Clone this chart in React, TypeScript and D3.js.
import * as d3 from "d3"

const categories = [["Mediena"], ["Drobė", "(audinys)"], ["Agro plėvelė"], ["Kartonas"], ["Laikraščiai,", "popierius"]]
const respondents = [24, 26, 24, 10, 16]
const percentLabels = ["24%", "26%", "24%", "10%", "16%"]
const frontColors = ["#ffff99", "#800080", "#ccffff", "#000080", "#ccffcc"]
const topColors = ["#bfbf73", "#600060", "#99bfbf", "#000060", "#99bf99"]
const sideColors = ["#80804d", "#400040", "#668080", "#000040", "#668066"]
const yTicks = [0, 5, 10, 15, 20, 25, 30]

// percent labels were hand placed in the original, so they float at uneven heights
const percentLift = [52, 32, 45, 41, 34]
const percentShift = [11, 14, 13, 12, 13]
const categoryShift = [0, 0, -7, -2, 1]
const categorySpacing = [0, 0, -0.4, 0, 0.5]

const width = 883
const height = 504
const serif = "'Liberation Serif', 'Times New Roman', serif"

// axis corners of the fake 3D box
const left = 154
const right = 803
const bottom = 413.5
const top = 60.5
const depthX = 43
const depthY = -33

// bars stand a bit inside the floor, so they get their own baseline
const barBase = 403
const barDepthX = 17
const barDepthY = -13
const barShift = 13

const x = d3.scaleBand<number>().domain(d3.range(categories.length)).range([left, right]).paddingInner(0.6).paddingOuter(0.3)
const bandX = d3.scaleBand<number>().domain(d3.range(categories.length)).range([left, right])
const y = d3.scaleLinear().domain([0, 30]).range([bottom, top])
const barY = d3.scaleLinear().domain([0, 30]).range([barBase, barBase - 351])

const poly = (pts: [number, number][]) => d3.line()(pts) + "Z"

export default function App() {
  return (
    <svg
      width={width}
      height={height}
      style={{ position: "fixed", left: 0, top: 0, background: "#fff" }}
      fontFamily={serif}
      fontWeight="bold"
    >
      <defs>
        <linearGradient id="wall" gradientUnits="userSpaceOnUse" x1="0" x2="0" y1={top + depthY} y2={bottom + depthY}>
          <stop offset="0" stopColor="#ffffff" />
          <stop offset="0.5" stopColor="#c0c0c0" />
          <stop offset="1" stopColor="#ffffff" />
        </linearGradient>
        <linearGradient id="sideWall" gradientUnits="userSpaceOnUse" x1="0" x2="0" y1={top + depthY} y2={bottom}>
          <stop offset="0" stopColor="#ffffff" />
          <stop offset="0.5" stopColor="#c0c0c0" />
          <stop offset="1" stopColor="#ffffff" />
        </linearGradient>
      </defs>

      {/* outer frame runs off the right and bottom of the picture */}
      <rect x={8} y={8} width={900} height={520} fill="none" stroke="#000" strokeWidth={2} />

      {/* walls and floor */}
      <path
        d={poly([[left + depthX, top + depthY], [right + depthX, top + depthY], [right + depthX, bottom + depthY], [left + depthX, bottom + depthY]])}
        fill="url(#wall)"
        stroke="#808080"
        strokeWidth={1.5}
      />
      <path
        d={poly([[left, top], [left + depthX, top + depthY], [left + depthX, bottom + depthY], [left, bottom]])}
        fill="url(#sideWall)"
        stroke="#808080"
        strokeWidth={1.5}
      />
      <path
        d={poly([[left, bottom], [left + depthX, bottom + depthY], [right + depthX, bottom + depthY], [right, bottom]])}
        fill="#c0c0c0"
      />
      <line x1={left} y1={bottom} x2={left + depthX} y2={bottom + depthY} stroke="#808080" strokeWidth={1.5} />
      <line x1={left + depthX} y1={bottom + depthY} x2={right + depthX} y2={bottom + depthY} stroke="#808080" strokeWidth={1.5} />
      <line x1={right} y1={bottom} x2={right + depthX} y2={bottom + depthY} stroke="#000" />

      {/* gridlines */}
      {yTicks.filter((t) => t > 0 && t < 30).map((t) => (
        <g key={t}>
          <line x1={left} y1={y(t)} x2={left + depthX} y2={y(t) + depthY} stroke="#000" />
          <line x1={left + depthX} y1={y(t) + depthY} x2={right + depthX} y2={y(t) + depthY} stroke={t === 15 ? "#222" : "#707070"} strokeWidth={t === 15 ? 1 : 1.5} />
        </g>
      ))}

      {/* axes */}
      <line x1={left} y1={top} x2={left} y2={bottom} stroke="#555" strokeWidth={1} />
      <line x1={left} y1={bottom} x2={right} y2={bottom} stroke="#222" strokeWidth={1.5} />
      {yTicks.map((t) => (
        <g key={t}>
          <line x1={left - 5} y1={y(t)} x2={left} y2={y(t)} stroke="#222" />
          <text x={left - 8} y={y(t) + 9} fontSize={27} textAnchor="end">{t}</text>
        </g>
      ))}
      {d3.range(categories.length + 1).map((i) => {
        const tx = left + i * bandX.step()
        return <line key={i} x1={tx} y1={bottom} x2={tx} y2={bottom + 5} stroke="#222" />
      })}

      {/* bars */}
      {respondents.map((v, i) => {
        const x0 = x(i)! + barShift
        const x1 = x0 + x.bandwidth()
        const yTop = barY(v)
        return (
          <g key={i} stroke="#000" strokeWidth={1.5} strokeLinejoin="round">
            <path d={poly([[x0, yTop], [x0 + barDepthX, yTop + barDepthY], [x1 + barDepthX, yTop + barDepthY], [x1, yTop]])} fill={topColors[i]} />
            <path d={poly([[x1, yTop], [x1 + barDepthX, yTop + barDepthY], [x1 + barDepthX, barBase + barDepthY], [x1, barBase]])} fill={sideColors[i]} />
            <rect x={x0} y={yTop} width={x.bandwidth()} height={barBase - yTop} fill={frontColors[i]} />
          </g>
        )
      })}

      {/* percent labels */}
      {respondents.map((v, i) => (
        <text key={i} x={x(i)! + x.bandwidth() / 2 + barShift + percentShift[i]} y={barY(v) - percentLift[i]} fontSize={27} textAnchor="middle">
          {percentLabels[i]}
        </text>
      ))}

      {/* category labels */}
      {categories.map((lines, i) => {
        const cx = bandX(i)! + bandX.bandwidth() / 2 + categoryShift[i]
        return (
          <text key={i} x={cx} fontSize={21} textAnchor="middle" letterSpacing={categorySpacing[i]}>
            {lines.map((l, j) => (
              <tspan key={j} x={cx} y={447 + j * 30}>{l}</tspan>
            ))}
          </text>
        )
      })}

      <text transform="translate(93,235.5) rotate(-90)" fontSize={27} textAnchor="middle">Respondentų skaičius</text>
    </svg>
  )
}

• • • •

Exercise objective:
Extract all of the data exactly as written.

Result for this exercise:
Clone this chart in React, TypeScript and D3.js.
import * as d3 from "d3"

const categories = [["Mediena"], ["Drobė", "(audinys)"], ["Agro plėvelė"], ["Kartonas"], ["Laikraščiai,", "popierius"]]
const respondents = [24, 26, 24, 10, 16]
const percentLabels = ["24%", "26%", "24%", "10%", "16%"]
const frontColors = ["#ffff99", "#800080", "#ccffff", "#000080", "#ccffcc"]
const topColors = ["#bfbf73", "#600060", "#99bfbf", "#000060", "#99bf99"]
const sideColors = ["#80804d", "#400040", "#668080", "#000040", "#668066"]
const yTicks = [0, 5, 10, 15, 20, 25, 30]

// percent labels were hand placed in the original, so they float at uneven heights
const percentLift = [52, 32, 45, 41, 34]
const percentShift = [11, 14, 13, 12, 13]
const categoryShift = [0, 0, -7, -2, 1]
const categorySpacing = [0, 0, -0.4, 0, 0.5]

const width = 883
const height = 504
const serif = "'Liberation Serif', 'Times New Roman', serif"

// axis corners of the fake 3D box
const left = 154
const right = 803
const bottom = 413.5
const top = 60.5
const depthX = 43
const depthY = -33

// bars stand a bit inside the floor, so they get their own baseline
const barBase = 403
const barDepthX = 17
const barDepthY = -13
const barShift = 13

const x = d3.scaleBand<number>().domain(d3.range(categories.length)).range([left, right]).paddingInner(0.6).paddingOuter(0.3)
const bandX = d3.scaleBand<number>().domain(d3.range(categories.length)).range([left, right])
const y = d3.scaleLinear().domain([0, 30]).range([bottom, top])
const barY = d3.scaleLinear().domain([0, 30]).range([barBase, barBase - 351])

const poly = (pts: [number, number][]) => d3.line()(pts) + "Z"

export default function App() {
  return (
    <svg
      width={width}
      height={height}
      style={{ position: "fixed", left: 0, top: 0, background: "#fff" }}
      fontFamily={serif}
      fontWeight="bold"
    >
      <defs>
        <linearGradient id="wall" gradientUnits="userSpaceOnUse" x1="0" x2="0" y1={top + depthY} y2={bottom + depthY}>
          <stop offset="0" stopColor="#ffffff" />
          <stop offset="0.5" stopColor="#c0c0c0" />
          <stop offset="1" stopColor="#ffffff" />
        </linearGradient>
        <linearGradient id="sideWall" gradientUnits="userSpaceOnUse" x1="0" x2="0" y1={top + depthY} y2={bottom}>
          <stop offset="0" stopColor="#ffffff" />
          <stop offset="0.5" stopColor="#c0c0c0" />
          <stop offset="1" stopColor="#ffffff" />
        </linearGradient>
      </defs>

      {/* outer frame runs off the right and bottom of the picture */}
      <rect x={8} y={8} width={900} height={520} fill="none" stroke="#000" strokeWidth={2} />

      {/* walls and floor */}
      <path
        d={poly([[left + depthX, top + depthY], [right + depthX, top + depthY], [right + depthX, bottom + depthY], [left + depthX, bottom + depthY]])}
        fill="url(#wall)"
        stroke="#808080"
        strokeWidth={1.5}
      />
      <path
        d={poly([[left, top], [left + depthX, top + depthY], [left + depthX, bottom + depthY], [left, bottom]])}
        fill="url(#sideWall)"
        stroke="#808080"
        strokeWidth={1.5}
      />
      <path
        d={poly([[left, bottom], [left + depthX, bottom + depthY], [right + depthX, bottom + depthY], [right, bottom]])}
        fill="#c0c0c0"
      />
      <line x1={left} y1={bottom} x2={left + depthX} y2={bottom + depthY} stroke="#808080" strokeWidth={1.5} />
      <line x1={left + depthX} y1={bottom + depthY} x2={right + depthX} y2={bottom + depthY} stroke="#808080" strokeWidth={1.5} />
      <line x1={right} y1={bottom} x2={right + depthX} y2={bottom + depthY} stroke="#000" />

      {/* gridlines */}
      {yTicks.filter((t) => t > 0 && t < 30).map((t) => (
        <g key={t}>
          <line x1={left} y1={y(t)} x2={left + depthX} y2={y(t) + depthY} stroke="#000" />
          <line x1={left + depthX} y1={y(t) + depthY} x2={right + depthX} y2={y(t) + depthY} stroke={t === 15 ? "#222" : "#707070"} strokeWidth={t === 15 ? 1 : 1.5} />
        </g>
      ))}

      {/* axes */}
      <line x1={left} y1={top} x2={left} y2={bottom} stroke="#555" strokeWidth={1} />
      <line x1={left} y1={bottom} x2={right} y2={bottom} stroke="#222" strokeWidth={1.5} />
      {yTicks.map((t) => (
        <g key={t}>
          <line x1={left - 5} y1={y(t)} x2={left} y2={y(t)} stroke="#222" />
          <text x={left - 8} y={y(t) + 9} fontSize={27} textAnchor="end">{t}</text>
        </g>
      ))}
      {d3.range(categories.length + 1).map((i) => {
        const tx = left + i * bandX.step()
        return <line key={i} x1={tx} y1={bottom} x2={tx} y2={bottom + 5} stroke="#222" />
      })}

      {/* bars */}
      {respondents.map((v, i) => {
        const x0 = x(i)! + barShift
        const x1 = x0 + x.bandwidth()
        const yTop = barY(v)
        return (
          <g key={i} stroke="#000" strokeWidth={1.5} strokeLinejoin="round">
            <path d={poly([[x0, yTop], [x0 + barDepthX, yTop + barDepthY], [x1 + barDepthX, yTop + barDepthY], [x1, yTop]])} fill={topColors[i]} />
            <path d={poly([[x1, yTop], [x1 + barDepthX, yTop + barDepthY], [x1 + barDepthX, barBase + barDepthY], [x1, barBase]])} fill={sideColors[i]} />
            <rect x={x0} y={yTop} width={x.bandwidth()} height={barBase - yTop} fill={frontColors[i]} />
          </g>
        )
      })}

      {/* percent labels */}
      {respondents.map((v, i) => (
        <text key={i} x={x(i)! + x.bandwidth() / 2 + barShift + percentShift[i]} y={barY(v) - percentLift[i]} fontSize={27} textAnchor="middle">
          {percentLabels[i]}
        </text>
      ))}

      {/* category labels */}
      {categories.map((lines, i) => {
        const cx = bandX(i)! + bandX.bandwidth() / 2 + categoryShift[i]
        return (
          <text key={i} x={cx} fontSize={21} textAnchor="middle" letterSpacing={categorySpacing[i]}>
            {lines.map((l, j) => (
              <tspan key={j} x={cx} y={447 + j * 30}>{l}</tspan>
            ))}
          </text>
        )
      })}

      <text transform="translate(93,235.5) rotate(-90)" fontSize={27} textAnchor="middle">Respondentų skaičius</text>
    </svg>
  )
}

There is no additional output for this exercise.